During the press conference on Tuesday, Sirianni was asked for his view on Hurts’ leadership style.

“There's not a book that is written on ‘this is how you lead.’ People lead in different ways,” Sirianni said. “One thing I learned early about in leadership is that you have to be yourself, because if you lead and you're trying to be somebody you're not when you lead, that gets seen through. That's the same scenario I was put in when I became the head coach or an offensive coordinator or whatever it was. Everybody has to lead their way, and Jalen has special qualities that people will follow, and people will want to follow. And he's got to do what he needs to do to lead in that way. Some people's leadership style is loud and aggressive. Some people's leadership style is by example; and some it's a mixture of both.

“So, Jalen needs to lead how he needs to lead, right? And A.J. (Brown) needs to lead how he needs to lead. Whoever it is. (Darius) Slay's got to lead how he needs to lead. Because that's leadership, right, is being who you are and leading by example. At the end of the day, if you're leading by example, that's a great style of leadership. So, Jalen needs to lead how he needs to lead, and I think he's done a great job of doing so. And he'll get, just like he has done in other things, he'll get better at that part of his game, and he'll get better, just because I know he'll continue to work on getting better no matter what part of the game he needs to work at.”

You can see this whole conversation in two ways. And it’s not all or nothing. In general, Hurts shouldn’t try to be something he’s not. For years we’ve seen his calm demeanor on the sideline and it has worked for him. His teammates have been following his lead since his rookie season. Heck, Hurts was such a natural leader that it caused some problems in his rookie season before he was a starter. Some Eagles began to gravitate toward him over then-starter Carson Wentz.
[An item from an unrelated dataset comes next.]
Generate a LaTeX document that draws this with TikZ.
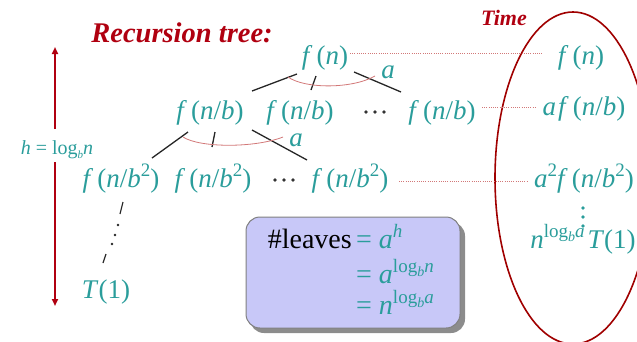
\documentclass[tikz,border=0pt]{standalone}
\usepackage{fontspec}
\setmainfont{Liberation Serif}
\usetikzlibrary{arrows.meta}
\definecolor{teal1}{HTML}{2A9D9B}
\definecolor{red1}{HTML}{B00010}
\definecolor{ellred}{HTML}{A00000}
\definecolor{arcred}{HTML}{D27878}
\definecolor{boxfill}{HTML}{C8C8F8}
\newcommand\I[1]{\textit{#1}}
\newcommand\ff{\textit{f}\kern4pt}
\newcommand\sps[1]{\raisebox{0.38em}{\fontsize{19}{20}\selectfont #1}}
\newcommand\lgb[1]{log\raisebox{-0.2em}{\fontsize{14}{14}\selectfont\I{b}}\I{#1}}
\begin{document}
\begin{tikzpicture}[x=1pt,y=-1pt,
  tx/.style={text=teal1,font=\fontsize{27}{30}\selectfont,inner sep=0pt,anchor=base},
  bx/.style={text=teal1,font=\fontsize{28}{30}\selectfont,inner sep=0pt,anchor=base west},
  edge/.style={draw=black!85,line width=1.3pt},
  arcl/.style={draw=arcred,line width=0.8pt},
  dotl/.style={draw=arcred,line width=0.8pt,dash pattern=on 1pt off 1.2pt},
  harrow/.style={draw=red1,line width=2pt,-{Triangle[length=7pt,width=6pt]}}]
\useasboundingbox (0,0) rectangle (637,341);
% title
\node[text=red1,font=\fontsize{28.5}{32}\selectfont\bfseries\itshape,anchor=base] (title) at (182,42) {Recursion tree:};
\node[text=red1,font=\fontsize{22}{26}\selectfont\bfseries\itshape,anchor=base] (time) at (504,25) {Time};
% ellipse
\draw[ellred,line width=1.6pt] (573,178) ellipse [x radius=78, y radius=166];
% tree nodes
\node[tx] (r) at (325,64) {\ff(\I{n})};
\node[tx] (c1) at (210,119) {\ff(\I{n}/\I{b})};
\node[tx] (c2) at (300,119) {\ff(\I{n}/\I{b})};
\node[inner sep=0pt] (c3) at (375,112) {};
\fill[black!80] (c3) ++(-9,0) circle (1.8) (c3) circle (1.8) (c3) ++(9,0) circle (1.8);
\node[tx] (c4) at (442,119) {\ff(\I{n}/\I{b})};
\node[tx] (g1) at (121,187) {\ff(\I{n}/\I{b}\sps{2})};
\node[tx] (g2) at (213,187) {\ff(\I{n}/\I{b}\sps{2})};
\node[inner sep=0pt] (g3) at (284,180) {};
\fill[black!80] (g3) ++(-9,0) circle (1.8) (g3) circle (1.8) (g3) ++(9,0) circle (1.8);
\node[tx] (g4) at (350,187) {\ff(\I{n}/\I{b}\sps{2})};
\node[tx] (leaf) at (106,298) {\I{T}(1)};
% right column
\node[tx] (t0) at (581,64) {\ff(\I{n})};
\node[tx] (t1) at (584,115) {\I{a}\kern2pt\ff(\I{n}/\I{b})};
\node[tx] (t2) at (584,187) {\I{a}\sps{2}\ff(\I{n}/\I{b}\sps{2})};
\node[inner sep=0pt] (t3) at (583,217) {};
\fill[teal1] (t3) ++(0,-9) circle (1.8) (t3) circle (1.8) (t3) ++(0,9) circle (1.8);
\node[tx] (t4) at (583,248) {\I{n}\sps{\lgb{a}}\kern3pt\I{T}(1)};
% dotted guides
\draw[dotl] (350,53) coordinate (d0a) -- (542,53) coordinate (d0b);
\draw[dotl] (482,107) coordinate (d1a) -- (537,107) coordinate (d1b);
\draw[dotl] (399,181) coordinate (d2a) -- (528,181) coordinate (d2b);
% edges level 0
\coordinate (e1a) at (297,74); \coordinate (e1b) at (252,91);
\coordinate (e2a) at (316,76); \coordinate (e2b) at (311,90);
\coordinate (e3a) at (354,72); \coordinate (e3b) at (401,92);
\draw[edge] (e1a) -- (e1b);
\draw[edge] (e2a) -- (e2b);
\draw[edge] (e3a) -- (e3b);
\draw[arcl] (288,77) .. controls (305,89) and (352,89) .. (375,76);
\node[tx] (a0) at (388,78) {\I{a}};
% edges level 1
\coordinate (f1a) at (188,132); \coordinate (f1b) at (152,158);
\coordinate (f2a) at (215,132); \coordinate (f2b) at (212,147);
\coordinate (f3a) at (252,130); \coordinate (f3b) at (307,160);
\draw[edge] (f1a) -- (f1b);
\draw[edge] (f2a) -- (f2b);
\draw[edge] (f3a) -- (f3b);
\draw[arcl] (183,137) .. controls (200,148) and (255,148) .. (283,137);
\node[tx] (a1) at (296,146) {\I{a}};
% leaf path
\draw[edge,line width=1.2pt] (123,202) coordinate (l1) -- (120,214) coordinate (l2);
\fill[black!85] (118,225) circle (1.4) (115,235) circle (1.4) (112,244) circle (1.4);
\draw[edge,line width=1.2pt] (106,254) coordinate (l3) -- (103,263) coordinate (l4);
% height arrow
\node[text=teal1,font=\fontsize{20}{22}\selectfont,inner sep=0pt,anchor=base] (h) at (57,154) {\I{h} = log\raisebox{-0.2em}{\fontsize{11}{12}\selectfont\I{b}}\I{n}};
\draw[harrow] (55,129) coordinate (ha) -- (55,47) coordinate (hb);
\draw[harrow] (55,162) coordinate (hc) -- (55,306) coordinate (hd);
% box
\fill[black!45,rounded corners=14pt] (250,222) rectangle (465,333);
\draw[fill=boxfill,draw=black!50,line width=1pt,rounded corners=14pt] (246,217) rectangle (460,328);
\node[font=\fontsize{28}{30}\selectfont,inner sep=0pt,anchor=base east] (lv) at (352,248) {\#leaves};
\node[bx] (q1) at (356,248) {= \I{a}\sps{\I{h}}};
\node[bx] (q2) at (356,283) {= \I{a}\sps{\lgb{n}}};
\node[bx] (q3) at (356,314) {= \I{n}\sps{\lgb{a}}};
\end{tikzpicture}
\end{document}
On the other hand, players can work on leadership skills. They can improve. So it’s not crazy to think that Hurts can learn from moments of adversity. If a certain situation calls for a different type of leadership, it’s not outrageous to ask Hurts to tweak his style without abandoning it altogether.

The mini hoop lives

A couple years ago it was a fun story when we found out that the Eagles brought a mini basketball hoop with them to Indianapolis for their formal meetings with prospects.

It was such a fun story that I actually wrote about it.

Important news: The mini hoop is still around.

“I heard a couple of guys that I train with, they met with them,” defensive back Cooper DeJean said. “They said they did pretty well on the jump shots.”